8. Educate your team on responsible AI usage

As tools become more powerful and accessible, internal guidelines are essential. Train content, product and marketing teams on:

  • Data privacy: avoiding pasting confidential roadmaps, customer data or proprietary algorithms into third‑party tools.
  • Attribution: recognizing when external sources have influenced AI‑generated text and ensuring proper credit or paraphrasing.
  • Limitations: understanding that fluent text is not always accurate, and that “hallucinations” are a known risk.

Establish an internal playbook that defines acceptable use cases, review requirements and red‑line topics where AI assistance is restricted or forbidden.

For more on practical frameworks and mindset around this topic, especially for teams under pressure to scale content quickly, see Balancing Human Creativity and Automation in Web Copywriting, and adapt the ideas to your organisation’s risk tolerance and culture.

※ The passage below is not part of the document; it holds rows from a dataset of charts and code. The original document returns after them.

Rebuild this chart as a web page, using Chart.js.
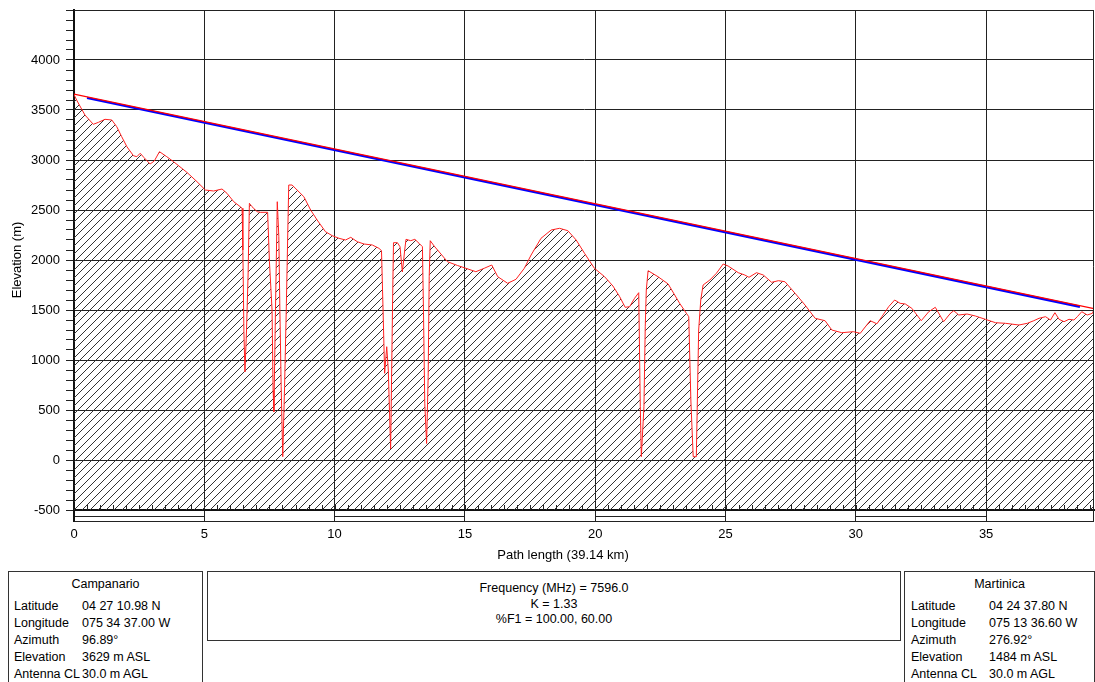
<!DOCTYPE html>
<html>
<head>
<meta charset="utf-8">
<title>Path profile</title>
<script src="https://cdn.jsdelivr.net/npm/chart.js@4.4.1/dist/chart.umd.min.js"></script>
<style>
  html, body { margin: 0; padding: 0; background: #fff; overflow: hidden; }
  body { width: 1095px; height: 682px; position: relative; font: 13px "Liberation Sans", Arial, sans-serif; color: #000; }
  #profile { position: absolute; left: 0; top: 0; }
  .xtitle { position: absolute; left: 463px; top: 547px; width: 200px; text-align: center; line-height: 16px; }
  .box { position: absolute; top: 571px; border: 1px solid #333; box-sizing: border-box; font-size: 12.5px; }
  .box div { position: absolute; line-height: 16px; white-space: nowrap; }
  .box .name { left: 0; right: 0; text-align: center; }
  .mid div { left: 0; right: 0; text-align: center; }
</style>
</head>
<body>
<canvas id="profile" width="1095" height="565"></canvas>
<div class="xtitle">Path length (39.14 km)</div>

<div class="box" style="left:8px;width:195px;height:130px;">
  <div class="name" style="top:4px;">Campanario</div>
  <div style="left:5px;top:26px;">Latitude</div><div style="left:73px;top:26px;">04 27 10.98 N</div>
  <div style="left:5px;top:43px;">Longitude</div><div style="left:73px;top:43px;">075 34 37.00 W</div>
  <div style="left:5px;top:60px;">Azimuth</div><div style="left:73px;top:60px;">96.89°</div>
  <div style="left:5px;top:77px;">Elevation</div><div style="left:73px;top:77px;">3629 m ASL</div>
  <div style="left:5px;top:94px;">Antenna CL</div><div style="left:73px;top:94px;">30.0 m AGL</div>
</div>

<div class="box mid" style="left:207px;width:694px;height:70px;">
  <div style="top:8px;">Frequency (MHz) = 7596.0</div>
  <div style="top:24px;">K = 1.33</div>
  <div style="top:39px;">%F1 = 100.00, 60.00</div>
</div>

<div class="box" style="left:904px;width:191px;height:130px;">
  <div class="name" style="top:4px;">Martinica</div>
  <div style="left:6px;top:26px;">Latitude</div><div style="left:84px;top:26px;">04 24 37.80 N</div>
  <div style="left:6px;top:43px;">Longitude</div><div style="left:84px;top:43px;">075 13 36.60 W</div>
  <div style="left:6px;top:60px;">Azimuth</div><div style="left:84px;top:60px;">276.92°</div>
  <div style="left:6px;top:77px;">Elevation</div><div style="left:84px;top:77px;">1484 m ASL</div>
  <div style="left:6px;top:94px;">Antenna CL</div><div style="left:84px;top:94px;">30.0 m AGL</div>
</div>

<script>
// terrain profile (distance km / elevation m)
var profileKm = [
  0, 0.1, 0.42, 0.74, 0.94, 1.19, 1.45, 1.64, 1.83, 2.03, 2.28, 2.41, 2.54, 2.69, 2.92, 3.08,
  3.28, 3.56, 3.82, 4.33, 4.72, 5.04, 5.36, 5.68, 5.87, 6.13, 6.38, 6.45, 6.48, 6.52, 6.56,
  6.62, 6.68, 6.73, 6.83, 7.03, 7.15, 7.43, 7.5, 7.6, 7.64, 7.67, 7.73, 7.8, 7.86, 7.9, 7.95,
  8.01, 8.08, 8.15, 8.21, 8.24, 8.37, 8.56, 8.82, 9.08, 9.33, 9.65, 9.91, 10.17, 10.42, 10.62,
  10.87, 11.13, 11.45, 11.7, 11.8, 11.86, 11.92, 12.0, 12.06, 12.15, 12.19, 12.23, 12.26,
  12.41, 12.51, 12.6, 12.69, 12.74, 12.92, 13.08, 13.24, 13.37, 13.41, 13.46, 13.53, 13.59,
  13.63, 13.67, 13.82, 14.08, 14.33, 14.72, 15.04, 15.42, 15.74, 16.03, 16.26, 16.64, 16.96,
  17.28, 17.54, 17.92, 18.31, 18.63, 18.95, 19.27, 19.59, 19.97, 20.36, 20.68, 20.94, 21.15,
  21.32, 21.51, 21.67, 21.73, 21.77, 21.87, 21.92, 21.96, 22.03, 22.41, 22.8, 23.24, 23.5,
  23.59, 23.67, 23.76, 23.88, 23.92, 23.97, 24.05, 24.14, 24.4, 24.65, 24.91, 25.1, 25.49,
  25.74, 25.9, 26.19, 26.45, 26.77, 27.03, 27.28, 27.67, 28.05, 28.44, 28.82, 29.08, 29.46,
  29.91, 30.17, 30.55, 30.81, 31.0, 31.26, 31.49, 31.7, 31.9, 32.15, 32.51, 32.8, 33.05,
  33.37, 33.63, 33.76, 33.95, 34.27, 34.59, 34.97, 35.36, 35.74, 36.26, 36.58, 36.83, 37.03,
  37.28, 37.47, 37.64, 37.8, 37.99, 38.18, 38.37, 38.5, 38.67, 38.88, 39.08, 39.14
];
var profileElev = [
  3655, 3600, 3450, 3357, 3377, 3407, 3400, 3333, 3233, 3133, 3043, 3033, 3067, 3023, 2960, 2990,
  3083, 3033, 2983, 2877, 2783, 2700, 2690, 2710, 2667, 2583, 2533, 2517, 2100, 1280, 880,
  1300, 1850, 2567, 2533, 2483, 2477, 2477, 1983, 1500, 700, 483, 1483, 2583, 2233, 1500, 733,
  33, 733, 1567, 2367, 2750, 2750, 2700, 2633, 2500, 2400, 2283, 2243, 2217, 2200, 2227,
  2183, 2160, 2150, 2117, 2093, 1500, 867, 1133, 900, 110, 900, 1667, 2173,
  2173, 2133, 1880, 2100, 2207, 2193, 2207, 2167, 2133, 1500, 567, 165, 833,
  1833, 2193, 2140, 2060, 1983, 1945, 1917, 1883, 1917, 1950, 1833, 1767, 1807,
  1917, 2050, 2217, 2300, 2317, 2293, 2200, 2067, 1917, 1833, 1740, 1633, 1527,
  1533, 1617, 1673, 533, 33, 533, 1333, 1700, 1893, 1833, 1760, 1567, 1467,
  1433, 600, 33, 33, 600, 1300, 1600, 1750, 1800, 1867, 1960, 1940, 1873,
  1850, 1827, 1873, 1850, 1777, 1793, 1783, 1667, 1550, 1417, 1393, 1300, 1273,
  1283, 1267, 1393, 1362, 1433, 1533, 1600, 1567, 1560, 1517, 1393, 1483, 1527,
  1383, 1467, 1493, 1450, 1460, 1440, 1407, 1373, 1367, 1350, 1367, 1393, 1417,
  1433, 1400, 1473, 1407, 1383, 1407, 1400, 1433, 1483, 1450, 1467, 1505
];

// line of sight (red) and the second ray (blue)
var losKm = [0, 39.14];
var losElev = [3659, 1514];
var rayKm = [0.5, 38.6];
var rayElev = [3621, 1533];

var xMin = 0;
var xMax = 39.14;
var xStep = 5;
var yMin = -500;
var yMax = 4500;
var yMinorStep = 100;
var yLabelStep = 500;

var FONT = { family: '"Liberation Sans", Arial, sans-serif', size: 13 };

function toPoints(xs, ys) {
  return xs.map(function (x, i) { return { x: x, y: ys[i] }; });
}

function makeHatch() {
  var c = document.createElement('canvas');
  c.width = 8;
  c.height = 8;
  var g = c.getContext('2d');
  g.strokeStyle = '#333';
  g.lineWidth = 1;
  g.beginPath();
  g.moveTo(-1, 9); g.lineTo(9, -1);
  g.moveTo(-1, 1); g.lineTo(1, -1);
  g.moveTo(7, 9); g.lineTo(9, 7);
  g.stroke();
  return g.createPattern(c, 'repeat');
}

// frame, scale strip under the baseline and the 0.5 km minor ticks
var frameDecor = {
  id: 'frameDecor',
  afterDraw: function (chart) {
    var ctx = chart.ctx;
    var a = chart.chartArea;
    var xs = chart.scales.x;
    var strip = 12;
    ctx.save();
    ctx.strokeStyle = '#222';
    ctx.lineWidth = 1;
    ctx.beginPath();
    ctx.moveTo(a.left, a.top + 0.5);
    ctx.lineTo(a.right - 0.5, a.top + 0.5);
    ctx.lineTo(a.right - 0.5, a.bottom + strip);
    ctx.stroke();

    ctx.beginPath();
    for (var k = 0.5; k < xMax; k += 0.5) {
      var px = Math.round(xs.getPixelForValue(k)) + 0.5;
      ctx.moveTo(px, a.bottom);
      ctx.lineTo(px, a.bottom - 5);
    }
    ctx.stroke();

    ctx.beginPath();
    ctx.moveTo(a.left, a.bottom + strip - 0.5);
    ctx.lineTo(a.right, a.bottom + strip - 0.5);
    for (var s = 0; s < xMax; s += 2 * xStep) {
      var x0 = xs.getPixelForValue(s);
      var x1 = xs.getPixelForValue(Math.min(s + xStep, xMax));
      ctx.moveTo(x0, a.bottom + 6.5);
      ctx.lineTo(x1, a.bottom + 6.5);
    }
    ctx.stroke();

    ctx.lineWidth = 2;
    ctx.strokeStyle = '#111';
    ctx.beginPath();
    ctx.moveTo(a.left, a.bottom);
    ctx.lineTo(a.left, a.bottom + strip);
    ctx.stroke();
    ctx.restore();
  }
};

new Chart(document.getElementById('profile'), {
  type: 'line',
  data: {
    datasets: [
      {
        data: toPoints(losKm, losElev),
        borderColor: '#ff0000',
        borderWidth: 1.3,
        pointRadius: 0,
        fill: false,
        order: 1,
      },
      {
        data: toPoints(rayKm, rayElev),
        borderColor: '#0000ff',
        borderWidth: 2.5,
        pointRadius: 0,
        fill: false,
        order: 2,
      },
      {
        data: toPoints(profileKm, profileElev),
        borderColor: '#ff2020',
        borderWidth: 1,
        backgroundColor: makeHatch(),
        pointRadius: 0,
        tension: 0,
        fill: 'start',
        order: 3,
      },
    ],
  },
  options: {
    responsive: false,
    animation: false,
    events: [],
    layout: { padding: { top: 10, right: 1, left: 0, bottom: 0 } },
    plugins: { legend: { display: false }, tooltip: { enabled: false } },
    scales: {
      x: {
        type: 'linear',
        min: xMin,
        max: xMax,
        ticks: { stepSize: xStep, includeBounds: false, padding: 5, color: '#000', font: FONT, maxRotation: 0 },
        grid: { color: '#222', tickLength: 12, tickColor: '#222' },
        border: { color: '#111', width: 2 },
        afterFit: function (s) { s.height = 55; s.paddingLeft = 0; s.paddingRight = 0; },
      },
      y: {
        min: yMin,
        max: yMax,
        ticks: {
          stepSize: yMinorStep,
          autoSkip: false,
          maxTicksLimit: 1000,
          padding: 6,
          color: '#000',
          font: FONT,
          callback: function (v) {
            return (v % yLabelStep === 0 && v < yMax) ? String(v) : '';
          },
        },
        grid: {
          tickLength: 8,
          tickColor: '#222',
          color: function (c) {
            return (c.tick && c.tick.value % yLabelStep === 0) ? '#222' : 'rgba(0,0,0,0)';
          },
        },
        border: { color: '#111', width: 2 },
        title: { display: true, text: 'Elevation (m)', color: '#000', font: FONT, padding: { top: 10, bottom: 0 } },
        afterFit: function (s) { s.width = 74; s.paddingTop = 0; s.paddingBottom = 0; },
      },
    },
  },
  plugins: [frameDecor],
});
</script>
</body>
</html>
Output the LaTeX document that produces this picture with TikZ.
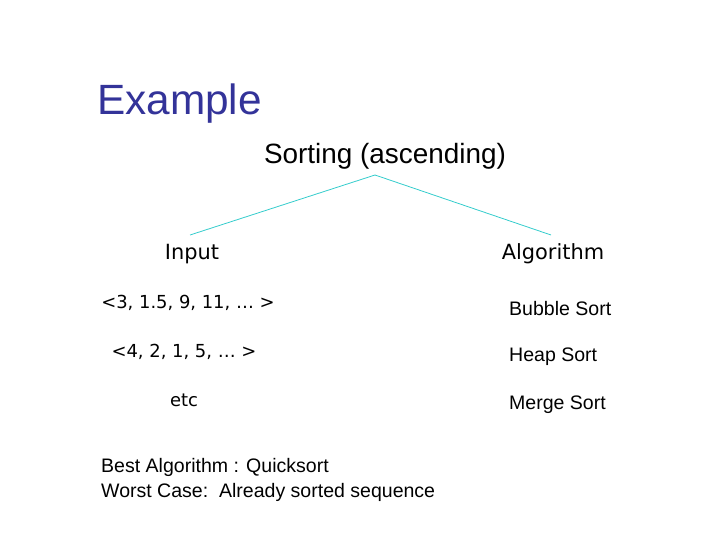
\documentclass[tikz,border=0pt]{standalone}
\usepackage{fontspec}
\setmainfont{Liberation Sans}
\newfontfamily\verd{DejaVu Sans}
\usetikzlibrary{positioning}
\definecolor{titleblue}{RGB}{51,51,153}
\definecolor{treeline}{RGB}{51,204,204}
\tikzset{
  head/.style = {font=\fontsize{28}{32}\selectfont, inner sep=0pt},
  branch/.style = {font=\verd\fontsize{21}{24}\selectfont, inner sep=0pt},
  item/.style = {font=\fontsize{19.6}{22}\selectfont, inner sep=0pt},
  entry/.style = {font=\verd\fontsize{18}{22}\selectfont, inner sep=0pt},
  link/.style = {draw=treeline, line width=0.8pt}
}
\begin{document}
\begin{tikzpicture}[x=1bp,y=-1bp]
	\useasboundingbox (0,0) rectangle (720,540);
	
	\node (title) [anchor=west, inner sep=0pt, text=titleblue, font=\fontsize{42.5}{46}\selectfont] at (97,104) {Example};
	\node (sort) [head] at (385,156) {Sorting (ascending)};
	
	\node (input) [branch] at (192,254) {Input};
	\node (algo) [branch] at (553,254) {Algorithm};
	
	\coordinate (top) at (375,175);
	\coordinate (lft) at (190,235);
	\coordinate (rgt) at (551,235);
	\draw [link] (top) -- (lft);
	\draw [link] (top) -- (rgt);
	
	\node (in1) [entry] at (188,303) {<3, 1.5, 9, 11, … >};
	\node (in2) [entry] at (184,352) {<4, 2, 1, 5, … >};
	\node (in3) [entry] at (184,400) {etc};
	
	\node (al1) [item, anchor=west] at (509,309) {Bubble Sort};
	\node (al2) [item, anchor=west] at (509,357) {Heap Sort};
	\node (al3) [item, anchor=west] at (509,405) {Merge Sort};
	
	\node (best) [item, anchor=west] at (101,467) {Best Algorithm : Quicksort};
	\node (worst) [item, anchor=west] at (101,492) {Worst Case:\ \ Already sorted sequence};
	
\end{tikzpicture}
\end{document}
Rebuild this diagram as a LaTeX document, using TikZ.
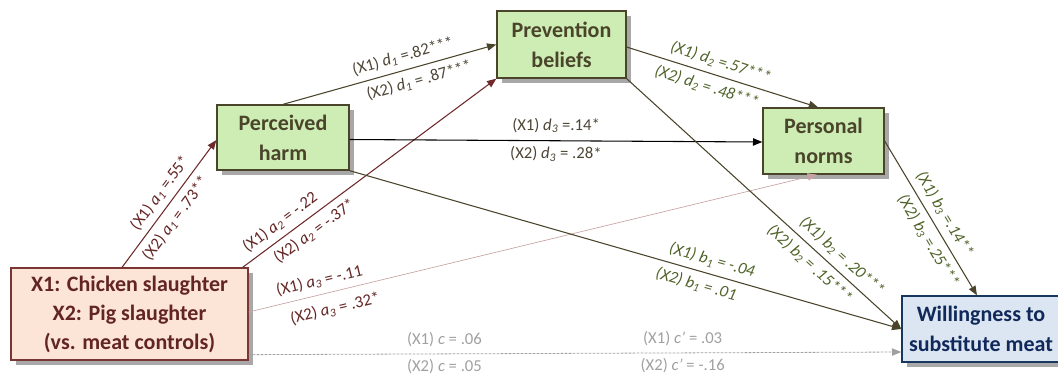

9. Continually realign content with product reality

As automation speeds up content production, a new risk emerges: the website and docs drifting away from the evolving product. Counter this with:

  • Change‑driven workflows: every significant product update triggers a content review checklist for affected pages and assets.
  • Shared source of truth: maintain internal specs or product briefs that both humans and AI tools reference as the canonical description of features and limitations.
  • Expiry dates: assign “review by” dates to critical content so that nothing lives indefinitely without revalidation.

This discipline ensures that your growing library of content remains an asset, not a liability of outdated promises and inconsistent information.

In conclusion, software companies that win with web content combine a strong strategic foundation with disciplined use of automation. Human writers and subject experts define positioning, voice and truth; AI amplifies research, structure and scale. By aligning content with real buyer journeys, designing for clarity and trust, and governing an evolving content system responsibly, you create a website that both search engines and discerning technical audiences respect—and that consistently converts interest into lasting customer relationships.